For instance, one argument is that the choice of evaluation features, even when quite specific, is at best no more important than the weighting of such features. Other arguments might involve whether "evaluation features" can really be measured in any quasi-precise sense. I think that now is the time to raise/discuss any such issues, prior to any of the gruntwork being done.

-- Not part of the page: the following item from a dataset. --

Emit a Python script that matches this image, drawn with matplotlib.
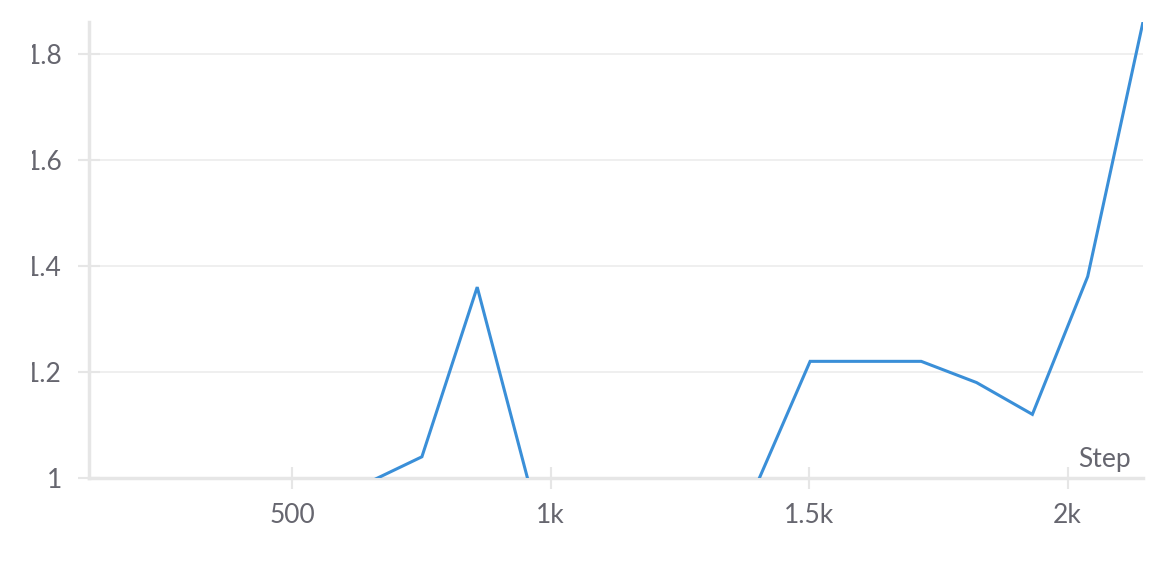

I explain the proposed methodology below, and I hope it sounds sufficiently close to "scientific" that the methodology itself would not ex post facto come under attack.

Choice of engines

Clearly Fruit 2.1, Rybka 1.0 Beta (which is essentially the same as Rybka 2.3 in eval), and Rybka 2.3.2a will be included. Other open-source engines that have been mentioned from that era are: Pepito 1.59, Phalanx XXII, Faile 1.4, Crafty 19.0, RESP 0.19, EXchess 5.01beta. It might be good to include some examples that post-dated Fruit 2.1.

How to enumerate features

The first problem is how to enumerate features. In general, anything that affects the overall evaluation should be included, unless it is so typical that all engines use it, and do so in a similar manner. For instance, all engines have "material" as a feature, but not all have imbalances - and some have a constant bishop pair bonus while others don't, with a third group having its value depend on the pawn structure, etc. So "material" is too broad, but "bishop pair" is probably reasonable. The same considerations can be reiterated for something like king safety - almost every engine has it, but the details vary widely, and the question would be whether there should be an enumeration of every single component that goes into it, or whether "king safety" should be one term. Another difficulty could be "similar" features that measure comparable quantities, or do so via alternative methods (e.g. Rook on 7th via a specific bonus, versus in PST). Hopefully a decent framework for this can be agreed upon, with the end results only changing slightly if the methodology were to be perturbed.

How to compare features

My proposal for comparing features is to fix an engine, enumerate all the features, and then for each of the other engines determine whether a similar feature is used, and if so, how great the overlap is. My idea was to give 1.0 if the feature is shared with the same conditions, and typically 0.5 for having a feature that shares the "same name" (at the abstract level) but with no more shared conditions that could expected from such name-sharing, with adjustments in given cases. For instance, if "doubled pawns" is a feature, there are a number of variations of implementing this. You can count penalise each pawn separately, so that tripled pawns count 1.5x doubled pawns. Or you can count one of the pawns (say the frontmost), so that tripled pawns count the same as doubled pawns. Or you can count the number of pawns on the file, and use an array for the penalty (like Crafty), which allows it to be non-linear. There is also the possibility to penalise doubled pawns more/less when they are on open/closed files, or when they are isolated, or to have a rank/file-based penalty rather than a constant one, etc. The same is true for something like isolated pawns - to have an explicit example, Crafty 19.0 says "now fold in the penalty for isolated pawns, which is non-linear to penalize more isolani more severely.note that the penalty penalizes the side with the most isolated pawns, in an exponential rate", which is quite different than just a constant penalty for each isolated pawn, though the "isolated pawns" label would fit both.

There is obviously some subjectivity in all this (on whether to give 0.7 versus 0.5 usually), but in general it should be possible to reach a consensus. Since the process is statistical in any event, small errors should not matter much unless there is a cumulative bias.

Given any two engines X and Y, we would then have an X->Y overlap and an Y->X overlap. For instance, these might be 13.5/37 and 7.2/23. These would then be "added" to get 20.7/60, for a final X-Y overlap of 34.5%. Given 10 control engines there would be 45 such overlaps, from which the mean and variance could be computed, and then compared to the Fruit/Rybka(s) overlap. Specific statistics questions, like the nature of distribution and implications therein for the "random chance" of an occurrence of a abnormally large overlap, could also be analyzed.